◆ Entries shown
*****
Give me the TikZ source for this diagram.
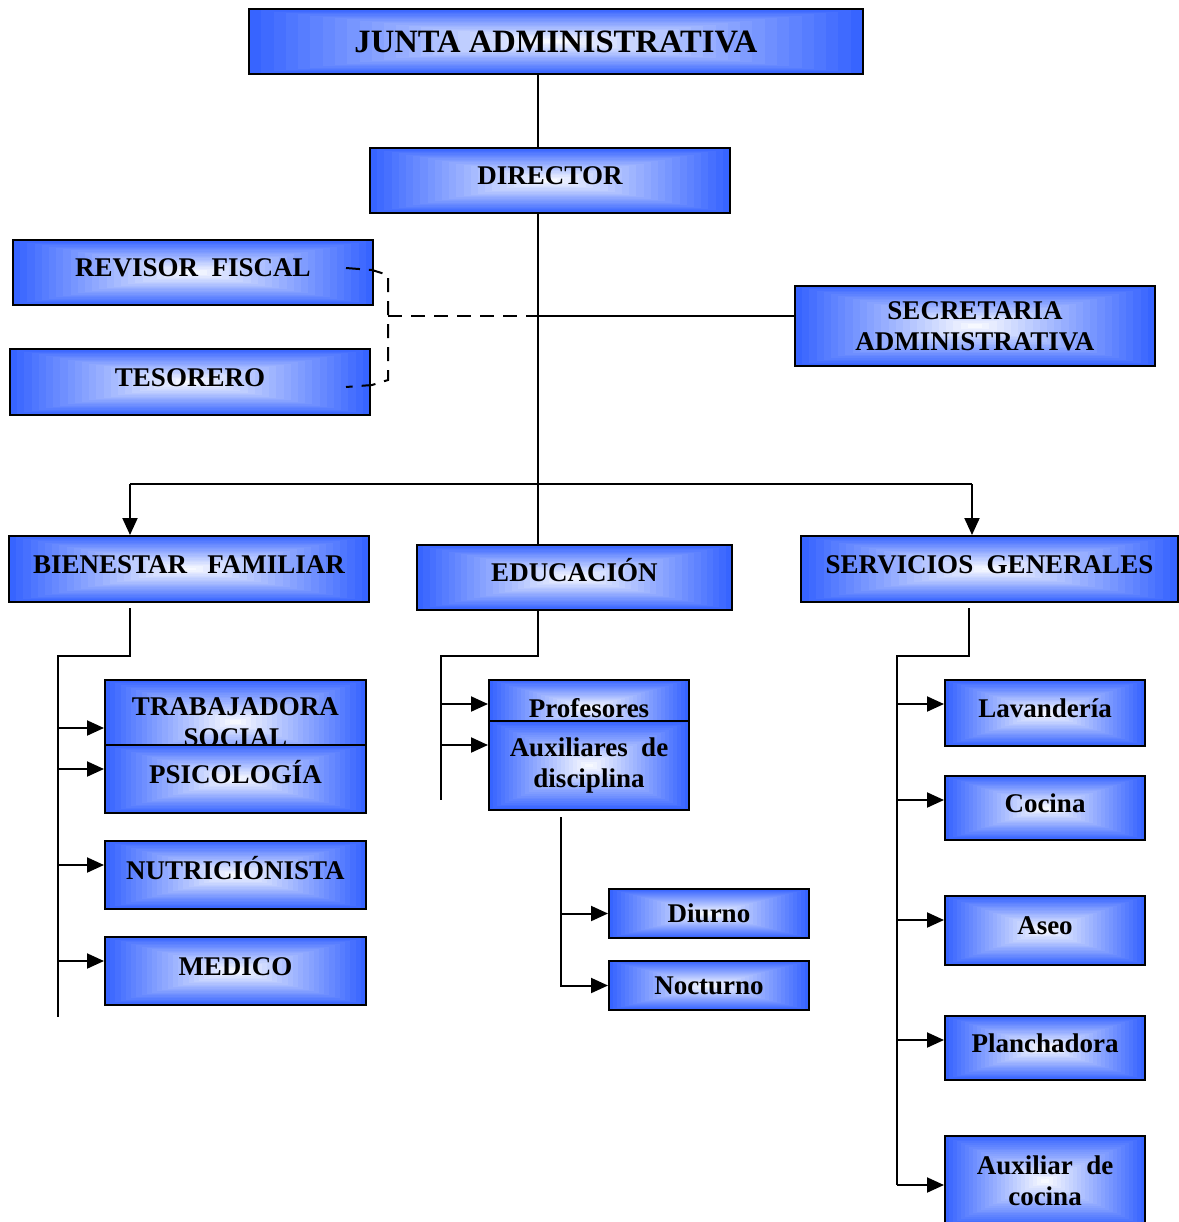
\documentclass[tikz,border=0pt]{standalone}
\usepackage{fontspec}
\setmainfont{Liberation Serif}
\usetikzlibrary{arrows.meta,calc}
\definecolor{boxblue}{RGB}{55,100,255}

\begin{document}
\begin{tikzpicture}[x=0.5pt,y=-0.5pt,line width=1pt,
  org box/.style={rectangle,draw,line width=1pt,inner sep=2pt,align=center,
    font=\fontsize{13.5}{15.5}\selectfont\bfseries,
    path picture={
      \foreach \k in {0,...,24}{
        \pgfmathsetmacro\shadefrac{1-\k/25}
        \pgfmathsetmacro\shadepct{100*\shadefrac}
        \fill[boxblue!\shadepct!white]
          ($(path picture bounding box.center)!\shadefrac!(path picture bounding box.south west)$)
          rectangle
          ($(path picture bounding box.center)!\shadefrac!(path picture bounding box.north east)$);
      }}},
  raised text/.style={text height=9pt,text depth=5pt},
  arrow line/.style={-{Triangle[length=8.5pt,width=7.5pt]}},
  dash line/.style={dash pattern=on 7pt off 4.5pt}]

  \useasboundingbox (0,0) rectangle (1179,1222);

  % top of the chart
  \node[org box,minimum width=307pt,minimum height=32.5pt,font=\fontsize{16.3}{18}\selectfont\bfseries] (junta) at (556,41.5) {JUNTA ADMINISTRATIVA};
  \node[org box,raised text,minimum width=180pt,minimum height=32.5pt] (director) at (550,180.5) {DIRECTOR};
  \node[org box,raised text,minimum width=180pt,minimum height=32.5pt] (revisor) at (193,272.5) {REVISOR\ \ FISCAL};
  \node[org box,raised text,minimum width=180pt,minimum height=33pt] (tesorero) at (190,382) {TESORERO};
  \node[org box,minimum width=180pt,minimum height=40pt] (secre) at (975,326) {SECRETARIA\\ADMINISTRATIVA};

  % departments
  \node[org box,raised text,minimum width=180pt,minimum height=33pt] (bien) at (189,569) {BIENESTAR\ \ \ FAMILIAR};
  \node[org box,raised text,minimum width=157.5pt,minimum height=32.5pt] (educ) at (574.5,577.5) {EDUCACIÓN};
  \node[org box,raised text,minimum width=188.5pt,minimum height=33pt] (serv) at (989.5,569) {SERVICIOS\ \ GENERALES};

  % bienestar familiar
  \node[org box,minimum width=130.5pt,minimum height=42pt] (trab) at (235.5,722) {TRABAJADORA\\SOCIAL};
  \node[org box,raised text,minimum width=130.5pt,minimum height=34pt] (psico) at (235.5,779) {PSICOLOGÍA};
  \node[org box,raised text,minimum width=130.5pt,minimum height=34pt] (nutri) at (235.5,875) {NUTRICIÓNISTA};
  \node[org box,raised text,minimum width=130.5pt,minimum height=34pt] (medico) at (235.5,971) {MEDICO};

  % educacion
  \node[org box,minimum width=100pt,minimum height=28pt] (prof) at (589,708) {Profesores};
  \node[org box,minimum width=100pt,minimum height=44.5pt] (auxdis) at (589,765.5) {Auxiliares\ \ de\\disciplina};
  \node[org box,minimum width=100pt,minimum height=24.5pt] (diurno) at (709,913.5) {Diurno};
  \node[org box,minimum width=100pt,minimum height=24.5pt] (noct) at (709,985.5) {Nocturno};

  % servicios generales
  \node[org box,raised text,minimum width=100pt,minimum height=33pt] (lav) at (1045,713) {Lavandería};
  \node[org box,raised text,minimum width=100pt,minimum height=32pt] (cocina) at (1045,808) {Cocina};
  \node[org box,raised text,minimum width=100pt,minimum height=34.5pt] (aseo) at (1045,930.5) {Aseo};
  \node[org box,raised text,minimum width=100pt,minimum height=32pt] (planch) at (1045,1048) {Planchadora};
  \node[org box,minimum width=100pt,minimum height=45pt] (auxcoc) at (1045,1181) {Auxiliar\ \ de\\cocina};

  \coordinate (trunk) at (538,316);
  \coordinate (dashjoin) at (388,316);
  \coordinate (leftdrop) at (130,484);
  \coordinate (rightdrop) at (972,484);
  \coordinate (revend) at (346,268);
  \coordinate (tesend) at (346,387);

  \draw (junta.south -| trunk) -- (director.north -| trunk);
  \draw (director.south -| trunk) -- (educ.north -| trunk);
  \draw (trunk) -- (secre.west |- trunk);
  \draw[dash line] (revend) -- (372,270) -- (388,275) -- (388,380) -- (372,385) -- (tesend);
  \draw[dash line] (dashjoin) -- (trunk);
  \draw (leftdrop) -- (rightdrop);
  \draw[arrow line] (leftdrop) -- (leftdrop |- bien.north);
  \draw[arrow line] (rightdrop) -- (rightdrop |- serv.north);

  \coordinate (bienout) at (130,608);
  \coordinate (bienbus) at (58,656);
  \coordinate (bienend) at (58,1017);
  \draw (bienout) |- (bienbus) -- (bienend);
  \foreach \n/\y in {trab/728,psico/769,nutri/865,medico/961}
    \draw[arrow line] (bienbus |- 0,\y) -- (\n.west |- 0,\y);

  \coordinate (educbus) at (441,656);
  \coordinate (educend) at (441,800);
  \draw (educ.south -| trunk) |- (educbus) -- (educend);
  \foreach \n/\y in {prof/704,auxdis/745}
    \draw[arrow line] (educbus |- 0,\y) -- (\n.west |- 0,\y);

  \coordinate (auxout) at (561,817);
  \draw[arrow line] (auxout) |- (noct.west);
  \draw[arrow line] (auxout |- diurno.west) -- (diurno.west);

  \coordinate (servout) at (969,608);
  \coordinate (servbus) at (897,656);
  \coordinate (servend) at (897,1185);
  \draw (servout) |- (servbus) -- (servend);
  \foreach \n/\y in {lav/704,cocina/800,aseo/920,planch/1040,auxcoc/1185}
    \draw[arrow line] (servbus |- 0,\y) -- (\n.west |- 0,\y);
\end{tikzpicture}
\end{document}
*****
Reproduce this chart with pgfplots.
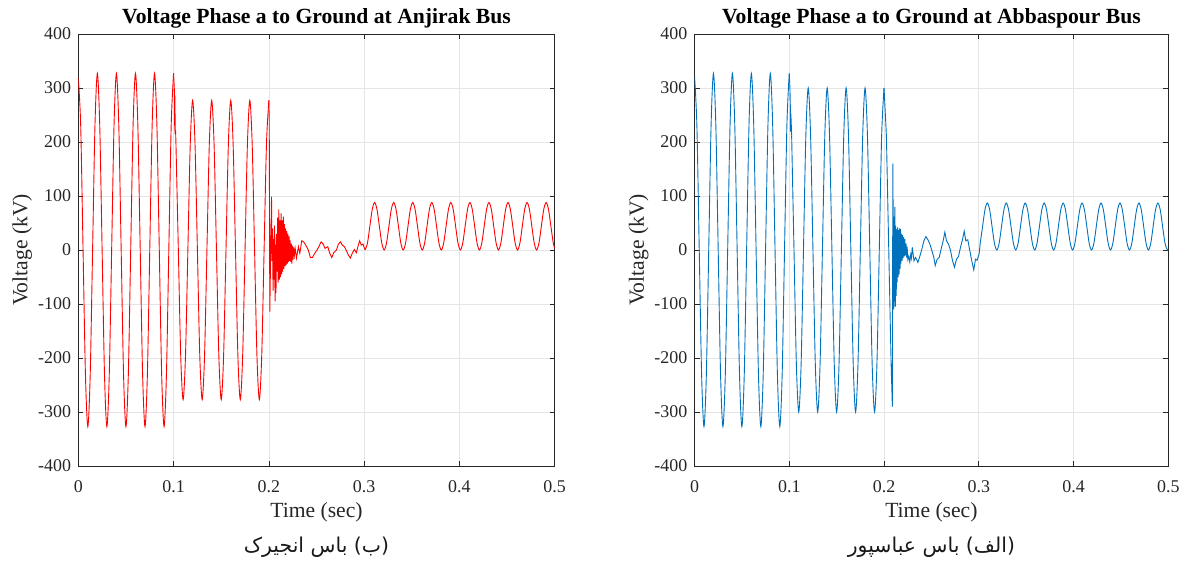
*****
◆ Exercise brief
Going through the entries above, tally each line that has the word "this". Answer with the number only.

◆ Result of the exercise
2